** Set task **
Starting from the line that contains "Write a Python", copy every line exactly until the line that contains "yscale = alt.Scale(domain=[-160, 18], nice=False, zero=False)", which is also included.

** Extracted entries **
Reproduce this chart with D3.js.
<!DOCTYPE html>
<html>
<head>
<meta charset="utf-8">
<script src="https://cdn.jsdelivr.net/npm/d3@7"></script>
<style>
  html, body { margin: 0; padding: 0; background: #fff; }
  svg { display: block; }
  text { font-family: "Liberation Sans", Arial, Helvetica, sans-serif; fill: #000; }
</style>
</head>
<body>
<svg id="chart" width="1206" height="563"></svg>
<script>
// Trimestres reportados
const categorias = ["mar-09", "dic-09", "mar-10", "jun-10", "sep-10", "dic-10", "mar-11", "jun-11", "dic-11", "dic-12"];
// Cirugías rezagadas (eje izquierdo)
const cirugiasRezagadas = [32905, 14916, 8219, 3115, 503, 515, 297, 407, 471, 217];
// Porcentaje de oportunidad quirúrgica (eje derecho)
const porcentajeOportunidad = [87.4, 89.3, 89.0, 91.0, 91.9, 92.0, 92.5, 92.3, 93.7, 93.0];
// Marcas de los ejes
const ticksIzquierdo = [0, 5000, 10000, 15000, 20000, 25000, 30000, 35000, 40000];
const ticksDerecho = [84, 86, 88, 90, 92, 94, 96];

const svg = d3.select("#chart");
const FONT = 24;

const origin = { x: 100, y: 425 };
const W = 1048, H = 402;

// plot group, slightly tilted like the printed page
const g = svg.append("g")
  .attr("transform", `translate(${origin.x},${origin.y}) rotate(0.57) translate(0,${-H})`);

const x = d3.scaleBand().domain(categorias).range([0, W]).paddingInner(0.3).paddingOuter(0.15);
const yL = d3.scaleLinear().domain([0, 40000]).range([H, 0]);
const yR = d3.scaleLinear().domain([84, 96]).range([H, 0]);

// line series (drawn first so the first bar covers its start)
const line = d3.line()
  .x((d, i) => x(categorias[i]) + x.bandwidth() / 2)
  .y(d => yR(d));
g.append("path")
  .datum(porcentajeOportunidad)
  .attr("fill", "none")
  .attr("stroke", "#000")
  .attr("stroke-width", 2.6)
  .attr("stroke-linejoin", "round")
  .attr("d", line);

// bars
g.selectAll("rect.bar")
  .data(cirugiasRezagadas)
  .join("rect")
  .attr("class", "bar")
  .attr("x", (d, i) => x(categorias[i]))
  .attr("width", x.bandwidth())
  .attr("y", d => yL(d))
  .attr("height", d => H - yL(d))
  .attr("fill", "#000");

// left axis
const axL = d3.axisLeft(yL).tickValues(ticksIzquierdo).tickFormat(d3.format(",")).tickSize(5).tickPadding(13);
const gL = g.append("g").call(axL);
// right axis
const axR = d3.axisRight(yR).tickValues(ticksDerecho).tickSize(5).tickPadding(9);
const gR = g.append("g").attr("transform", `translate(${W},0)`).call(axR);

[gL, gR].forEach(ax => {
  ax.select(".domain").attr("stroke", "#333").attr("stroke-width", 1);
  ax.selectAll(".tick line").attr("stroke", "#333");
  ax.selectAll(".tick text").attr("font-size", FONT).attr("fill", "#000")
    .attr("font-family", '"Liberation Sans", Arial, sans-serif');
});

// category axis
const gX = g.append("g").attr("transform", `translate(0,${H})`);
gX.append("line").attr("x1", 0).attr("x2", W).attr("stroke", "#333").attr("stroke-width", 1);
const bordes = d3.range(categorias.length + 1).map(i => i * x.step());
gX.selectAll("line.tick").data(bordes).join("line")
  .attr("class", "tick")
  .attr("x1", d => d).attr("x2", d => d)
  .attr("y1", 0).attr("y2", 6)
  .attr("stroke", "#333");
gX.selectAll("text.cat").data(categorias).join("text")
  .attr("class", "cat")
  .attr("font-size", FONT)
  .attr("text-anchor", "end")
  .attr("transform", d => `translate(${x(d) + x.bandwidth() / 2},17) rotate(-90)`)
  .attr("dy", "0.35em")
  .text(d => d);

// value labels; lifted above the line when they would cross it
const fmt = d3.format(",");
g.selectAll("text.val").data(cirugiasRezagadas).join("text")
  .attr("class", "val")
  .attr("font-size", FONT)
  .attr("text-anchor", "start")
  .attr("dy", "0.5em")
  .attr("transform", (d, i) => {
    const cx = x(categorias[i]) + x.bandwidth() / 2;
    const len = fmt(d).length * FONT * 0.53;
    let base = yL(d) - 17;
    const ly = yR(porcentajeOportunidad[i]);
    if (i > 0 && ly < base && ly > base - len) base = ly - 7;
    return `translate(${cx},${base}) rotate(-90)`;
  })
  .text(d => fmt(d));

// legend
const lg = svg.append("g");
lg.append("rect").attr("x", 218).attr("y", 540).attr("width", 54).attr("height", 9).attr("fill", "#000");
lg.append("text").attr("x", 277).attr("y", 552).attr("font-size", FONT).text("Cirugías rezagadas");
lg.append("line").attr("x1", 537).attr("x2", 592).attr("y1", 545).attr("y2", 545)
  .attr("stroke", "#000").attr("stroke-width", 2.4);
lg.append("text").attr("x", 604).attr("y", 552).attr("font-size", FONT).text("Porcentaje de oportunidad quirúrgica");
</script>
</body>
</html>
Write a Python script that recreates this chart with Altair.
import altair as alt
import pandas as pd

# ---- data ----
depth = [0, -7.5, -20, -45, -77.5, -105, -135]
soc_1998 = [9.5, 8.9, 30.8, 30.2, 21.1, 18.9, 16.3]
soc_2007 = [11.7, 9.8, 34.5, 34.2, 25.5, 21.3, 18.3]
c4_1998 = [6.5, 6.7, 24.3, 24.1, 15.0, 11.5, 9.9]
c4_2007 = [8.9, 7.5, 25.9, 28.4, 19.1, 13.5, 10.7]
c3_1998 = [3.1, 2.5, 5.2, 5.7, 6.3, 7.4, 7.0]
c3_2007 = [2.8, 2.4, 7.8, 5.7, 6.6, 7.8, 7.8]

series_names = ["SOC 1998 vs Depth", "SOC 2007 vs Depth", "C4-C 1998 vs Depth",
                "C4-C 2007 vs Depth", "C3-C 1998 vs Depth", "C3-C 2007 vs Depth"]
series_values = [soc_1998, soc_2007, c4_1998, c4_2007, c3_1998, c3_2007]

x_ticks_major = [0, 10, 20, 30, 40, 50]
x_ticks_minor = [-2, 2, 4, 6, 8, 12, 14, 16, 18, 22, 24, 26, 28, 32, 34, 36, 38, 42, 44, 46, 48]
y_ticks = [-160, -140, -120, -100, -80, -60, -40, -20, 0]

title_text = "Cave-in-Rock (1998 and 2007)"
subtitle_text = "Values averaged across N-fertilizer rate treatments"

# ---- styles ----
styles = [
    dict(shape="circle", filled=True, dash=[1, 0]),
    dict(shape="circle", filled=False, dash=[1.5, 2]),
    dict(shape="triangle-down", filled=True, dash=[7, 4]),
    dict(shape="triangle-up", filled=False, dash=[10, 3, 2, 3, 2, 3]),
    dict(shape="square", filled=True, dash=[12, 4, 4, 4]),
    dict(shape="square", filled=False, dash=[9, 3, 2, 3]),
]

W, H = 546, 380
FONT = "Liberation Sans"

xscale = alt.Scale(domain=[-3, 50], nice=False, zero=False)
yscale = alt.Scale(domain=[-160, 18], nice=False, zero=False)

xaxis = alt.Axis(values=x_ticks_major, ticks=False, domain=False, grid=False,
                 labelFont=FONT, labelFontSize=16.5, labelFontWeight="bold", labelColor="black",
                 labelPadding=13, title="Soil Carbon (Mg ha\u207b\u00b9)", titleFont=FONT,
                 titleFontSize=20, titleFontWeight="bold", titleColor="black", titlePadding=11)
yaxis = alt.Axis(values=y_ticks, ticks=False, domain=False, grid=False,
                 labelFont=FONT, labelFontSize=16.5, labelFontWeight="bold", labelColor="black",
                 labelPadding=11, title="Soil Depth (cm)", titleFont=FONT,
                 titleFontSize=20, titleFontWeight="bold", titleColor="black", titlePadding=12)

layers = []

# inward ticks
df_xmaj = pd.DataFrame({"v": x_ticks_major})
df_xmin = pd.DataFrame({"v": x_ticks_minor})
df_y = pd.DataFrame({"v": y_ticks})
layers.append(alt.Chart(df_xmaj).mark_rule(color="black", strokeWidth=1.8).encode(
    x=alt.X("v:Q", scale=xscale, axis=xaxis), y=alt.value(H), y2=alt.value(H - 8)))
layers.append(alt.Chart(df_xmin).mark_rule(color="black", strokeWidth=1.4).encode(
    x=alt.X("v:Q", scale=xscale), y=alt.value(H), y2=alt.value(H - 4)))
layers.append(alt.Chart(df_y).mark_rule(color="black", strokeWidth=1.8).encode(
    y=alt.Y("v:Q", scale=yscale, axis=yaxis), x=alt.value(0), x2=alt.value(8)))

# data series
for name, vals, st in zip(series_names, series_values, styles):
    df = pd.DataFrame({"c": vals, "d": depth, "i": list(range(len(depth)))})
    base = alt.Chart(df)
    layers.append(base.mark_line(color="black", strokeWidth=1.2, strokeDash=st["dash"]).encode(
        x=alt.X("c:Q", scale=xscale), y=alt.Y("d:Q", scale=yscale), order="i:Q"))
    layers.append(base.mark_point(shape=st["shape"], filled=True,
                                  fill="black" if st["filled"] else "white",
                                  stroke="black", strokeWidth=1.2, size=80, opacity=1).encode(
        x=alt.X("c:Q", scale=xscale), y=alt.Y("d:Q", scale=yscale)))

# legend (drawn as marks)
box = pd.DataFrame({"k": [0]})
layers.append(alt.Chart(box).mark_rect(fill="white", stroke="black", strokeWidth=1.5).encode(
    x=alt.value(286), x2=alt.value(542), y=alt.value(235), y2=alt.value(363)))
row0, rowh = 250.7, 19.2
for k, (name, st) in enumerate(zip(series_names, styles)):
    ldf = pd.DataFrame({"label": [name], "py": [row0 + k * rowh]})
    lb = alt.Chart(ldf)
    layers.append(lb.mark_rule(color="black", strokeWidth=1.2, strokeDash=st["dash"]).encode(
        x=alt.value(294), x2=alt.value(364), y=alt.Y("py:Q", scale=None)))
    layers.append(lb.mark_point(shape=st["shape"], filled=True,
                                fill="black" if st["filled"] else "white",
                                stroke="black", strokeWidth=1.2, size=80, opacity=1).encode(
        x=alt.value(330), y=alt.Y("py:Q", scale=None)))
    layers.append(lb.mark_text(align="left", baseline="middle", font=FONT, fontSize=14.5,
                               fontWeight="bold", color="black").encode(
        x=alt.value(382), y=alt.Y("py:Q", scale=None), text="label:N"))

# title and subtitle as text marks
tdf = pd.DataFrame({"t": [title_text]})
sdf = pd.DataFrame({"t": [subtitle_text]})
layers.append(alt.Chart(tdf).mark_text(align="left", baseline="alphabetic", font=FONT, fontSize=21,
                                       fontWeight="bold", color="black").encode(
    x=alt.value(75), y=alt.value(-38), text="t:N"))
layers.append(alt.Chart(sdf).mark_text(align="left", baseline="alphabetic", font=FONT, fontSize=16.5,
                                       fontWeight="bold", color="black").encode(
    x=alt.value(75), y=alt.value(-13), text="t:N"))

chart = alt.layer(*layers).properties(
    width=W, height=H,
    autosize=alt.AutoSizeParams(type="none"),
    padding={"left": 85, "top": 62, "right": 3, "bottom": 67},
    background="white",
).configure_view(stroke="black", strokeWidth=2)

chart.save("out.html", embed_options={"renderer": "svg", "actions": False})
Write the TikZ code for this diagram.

** Exercise answer **
Write a Python script that recreates this chart with Altair.
import altair as alt
import pandas as pd

# ---- data ----
depth = [0, -7.5, -20, -45, -77.5, -105, -135]
soc_1998 = [9.5, 8.9, 30.8, 30.2, 21.1, 18.9, 16.3]
soc_2007 = [11.7, 9.8, 34.5, 34.2, 25.5, 21.3, 18.3]
c4_1998 = [6.5, 6.7, 24.3, 24.1, 15.0, 11.5, 9.9]
c4_2007 = [8.9, 7.5, 25.9, 28.4, 19.1, 13.5, 10.7]
c3_1998 = [3.1, 2.5, 5.2, 5.7, 6.3, 7.4, 7.0]
c3_2007 = [2.8, 2.4, 7.8, 5.7, 6.6, 7.8, 7.8]

series_names = ["SOC 1998 vs Depth", "SOC 2007 vs Depth", "C4-C 1998 vs Depth",
                "C4-C 2007 vs Depth", "C3-C 1998 vs Depth", "C3-C 2007 vs Depth"]
series_values = [soc_1998, soc_2007, c4_1998, c4_2007, c3_1998, c3_2007]

x_ticks_major = [0, 10, 20, 30, 40, 50]
x_ticks_minor = [-2, 2, 4, 6, 8, 12, 14, 16, 18, 22, 24, 26, 28, 32, 34, 36, 38, 42, 44, 46, 48]
y_ticks = [-160, -140, -120, -100, -80, -60, -40, -20, 0]

title_text = "Cave-in-Rock (1998 and 2007)"
subtitle_text = "Values averaged across N-fertilizer rate treatments"

# ---- styles ----
styles = [
    dict(shape="circle", filled=True, dash=[1, 0]),
    dict(shape="circle", filled=False, dash=[1.5, 2]),
    dict(shape="triangle-down", filled=True, dash=[7, 4]),
    dict(shape="triangle-up", filled=False, dash=[10, 3, 2, 3, 2, 3]),
    dict(shape="square", filled=True, dash=[12, 4, 4, 4]),
    dict(shape="square", filled=False, dash=[9, 3, 2, 3]),
]

W, H = 546, 380
FONT = "Liberation Sans"

xscale = alt.Scale(domain=[-3, 50], nice=False, zero=False)
yscale = alt.Scale(domain=[-160, 18], nice=False, zero=False)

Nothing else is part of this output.